BC: My partner and I were in NYC in the middle of last year and saw Nan Goldin’s Ballad of Sexual Dependency” at MoMA. Something that stood out was the slide-show that was playing in the small room just off the gallery space. It was images set to music as was originally intended for the work. Goldin’s images of women and children where utterly captivating – soft, insightful, tender. I’m curious to hear if you saw the show and what you thought if you did…
Nan Goldin’s Ballad of Sexual Dependency playlist on Spotify
MM: I saw it in September and it’s actually one of the highlights of my year. I’ve been listening to the playlist that goes with the slideshow ever since I saw it. The slideshow being a piece of photographic history and sort of a stepping stone for people (women) to make work that was less structured more of the moment, ‘raw’, etc. I feel like it was soo important and moving for me to see the slideshow. Being so familiar with the work and the book but the slideshow being the real intended vessel for the work… I was just really moved. At some point it becomes less about the individual pictures and more about the overall experience of both Nan and her friends. It opened up this idealized romantic NYC life that was so far from the truth especially for queer people and women who are most of the pictures, like those people were poor, and living in the dark, and doing drugs, etc. But since Nan, people just wanted to be making that kind of work that feels “real”. I was mostly moved by the inclusion of music and the categorization of pictures and seeing something that is a milestone in the history of art that people like my aunt and professors lived to see come to life, you know?

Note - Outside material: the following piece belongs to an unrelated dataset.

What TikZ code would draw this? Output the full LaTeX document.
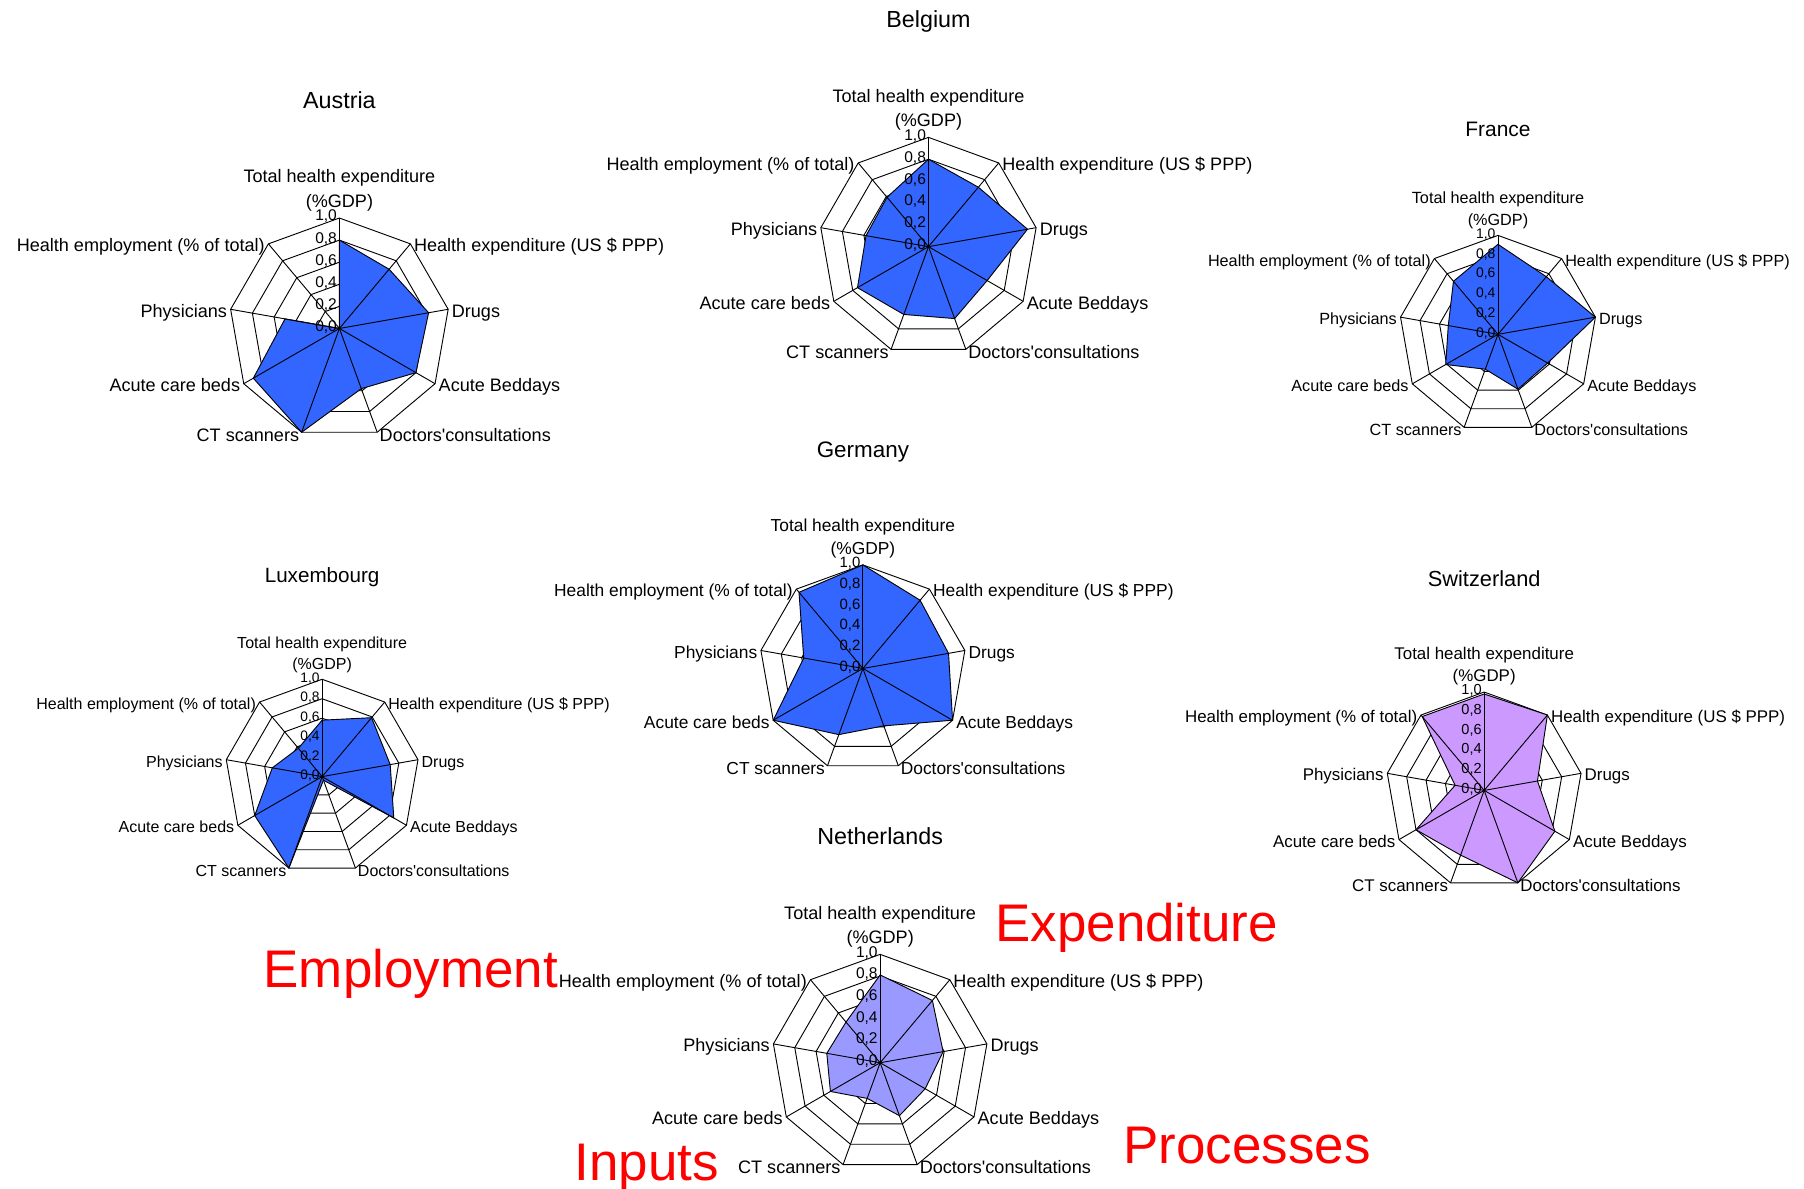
\documentclass[tikz,border=0pt]{standalone}
\usepackage{fontspec}
\setmainfont{Liberation Sans}
\definecolor{rblue}{RGB}{51,102,255}
\definecolor{rlav}{RGB}{204,153,255}
\definecolor{rperi}{RGB}{153,153,255}
\tikzset{
  gridline/.style={draw=black, line width=0.8pt, line join=miter},
  axisline/.style={draw=black, line width=0.8pt},
  datapoly/.style={draw=black, line width=0.8pt, line join=miter},
  bigred/.style={text=red, font=\fontsize{46}{50}\selectfont, inner sep=0pt},
}
% #1 name, #2 cx, #3 cy, #4 R, #5 label font size, #6 fill colour, #7 values, #8 title, #9 title y
\newcommand{\radarchart}[9]{%
  \pgfmathsetmacro\rcbs{#5*1.34}%
  \pgfmathsetmacro\rctk{#5*0.86}%
  \pgfmathsetmacro\rctkb{#5*1.0}%
  \pgfmathsetmacro\rctt{#5*1.29}%
  \pgfmathsetmacro\rcttb{#5*1.5}%
  \pgfmathsetmacro\rcgap{#5*0.38}%
  \pgfmathsetmacro\rcsd{-#5*0.28}%
  \pgfmathsetmacro\rcbd{-#5*0.34}%
  \pgfmathsetmacro\rctity{#3-#9-0.36*\rctt}%
  \begin{scope}[shift={(#2,-#3)},
      lab/.style={font=\fontsize{#5}{\rcbs}\selectfont, inner sep=0pt, text height=0.72em, text depth=0.21em},
      tick/.style={font=\fontsize{\rctk}{\rctkb}\selectfont, inner sep=0pt, anchor=east, text height=0.72em, text depth=0.21em}]
    \foreach \kk in {0,...,8} {\coordinate (#1-v\kk) at ({90-40*\kk}:#4);}
    \foreach \rr in {0.2,0.4,0.6,0.8,1.0} {
      \draw[gridline] (90:{\rr*#4}) -- (50:{\rr*#4}) -- (10:{\rr*#4}) -- (-30:{\rr*#4}) -- (-70:{\rr*#4})
        -- (-110:{\rr*#4}) -- (-150:{\rr*#4}) -- (-190:{\rr*#4}) -- (-230:{\rr*#4}) -- cycle;
    }
    \foreach \vv [count=\kk from 0] in {#7} {\coordinate (#1-p\kk) at ({90-40*\kk}:{\vv*#4});}
    \draw[datapoly, fill=#6] (#1-p0) -- (#1-p1) -- (#1-p2) -- (#1-p3) -- (#1-p4) -- (#1-p5) -- (#1-p6) -- (#1-p7) -- (#1-p8) -- cycle;
    \coordinate (#1-c) at (0,0);
    \foreach \kk in {0,...,8} {\draw[axisline] (#1-c) -- (#1-v\kk);}
    \foreach \rr/\aa/\bb in {0/0/0,1/0/2,2/0/4,3/0/6,4/0/8,5/1/0} {
      \node[tick] (#1-t\rr) at (-2,{\rr*0.2*#4}) {\aa,\bb};
    }
    \node[font=\fontsize{#5}{\rcbs}\selectfont, inner sep=0pt, align=center, anchor=south, yshift=\rcgap] (#1-l0) at (#1-v0) {Total health expenditure\\(\%GDP)};
    \node[lab, anchor=west, xshift=3, yshift=\rcsd] (#1-l1) at (#1-v1) {Health expenditure (US \$ PPP)};
    \node[lab, anchor=west, xshift=3, yshift=\rcsd] (#1-l2) at (#1-v2) {Drugs};
    \node[lab, anchor=west, xshift=3, yshift=\rcsd] (#1-l3) at (#1-v3) {Acute Beddays};
    \node[lab, anchor=west, xshift=2, yshift=\rcbd] (#1-l4) at (#1-v4) {Doctors\textquotesingle consultations};
    \node[lab, anchor=east, xshift=-2, yshift=\rcbd] (#1-l5) at (#1-v5) {CT scanners};
    \node[lab, anchor=east, xshift=-3, yshift=\rcsd] (#1-l6) at (#1-v6) {Acute care beds};
    \node[lab, anchor=east, xshift=-3, yshift=\rcsd] (#1-l7) at (#1-v7) {Physicians};
    \node[lab, anchor=east, xshift=-3, yshift=\rcsd] (#1-l8) at (#1-v8) {Health employment (\% of total)};
    \node[font=\fontsize{\rctt}{\rcttb}\selectfont, inner sep=0pt, anchor=base] (#1-title) at (0,\rctity) {#8};
  \end{scope}
}
\begin{document}
\begin{tikzpicture}[x=1pt,y=1pt]
\path[use as bounding box, fill=white] (0,0) rectangle (1568,-1033);

\radarchart{aut}{295}{285.5}{96}{15.7}{rblue}{0.8,0.7,0.82,0.8,0.58,1.0,0.9,0.5,0.0}{Austria}{87}
\radarchart{bel}{807}{214.4}{95}{15.7}{rblue}{0.8,0.71,0.92,0.62,0.70,0.66,0.75,0.58,0.59}{Belgium}{17}
\radarchart{fra}{1302}{290.6}{86}{14.1}{rblue}{0.91,0.76,1.0,0.58,0.59,0.375,0.61,0.51,0.70}{France}{112}
\radarchart{lux}{280}{675}{84.6}{13.9}{rblue}{0.58,0.79,0.71,0.85,0.04,1.0,0.80,0.52,0.38}{Luxembourg}{500}
\radarchart{ger}{750}{581}{90}{15.1}{rblue}{1.0,0.86,0.84,1.0,0.59,0.68,1.0,0.58,0.96}{Germany}{391}
\radarchart{sui}{1290}{687}{85.5}{14.7}{rlav}{0.98,1.0,0.55,0.83,1.0,0.70,0.80,0.30,0.98}{Switzerland}{503}
\radarchart{ned}{765}{923.7}{94.2}{15.7}{rperi}{0.81,0.75,0.59,0.48,0.52,0.35,0.53,0.50,0.49}{Netherlands}{727}

\node[bigred, anchor=base] (expenditure) at (988,-818) {Expenditure};
\node[bigred, anchor=base] (employment) at (357,-858) {Employment};
\node[bigred, anchor=base] (inputs) at (562,-1026) {Inputs};
\node[bigred, anchor=base] (processes) at (1084,-1011) {Processes};
\end{tikzpicture}
\end{document}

BC: Oh, definitely. And of course your right! It’s hard to image in 2017 just how radical that type of photography was for its time.
MM: Yes! The validation for a woman who was making ‘snapshot’ pictures (I’d argue that word) in a time when men with big ol’ 4×5’s are out there shooting the world and making up scenes for pictures, it was wild and radical. But it was also just what she wanted, so her friends could come over and see all the pictures.
BC: Are you interested in other display formats outside of the book and the traditional gallery wall?
MM: For now I think the book and the gallery wall are where my interests are!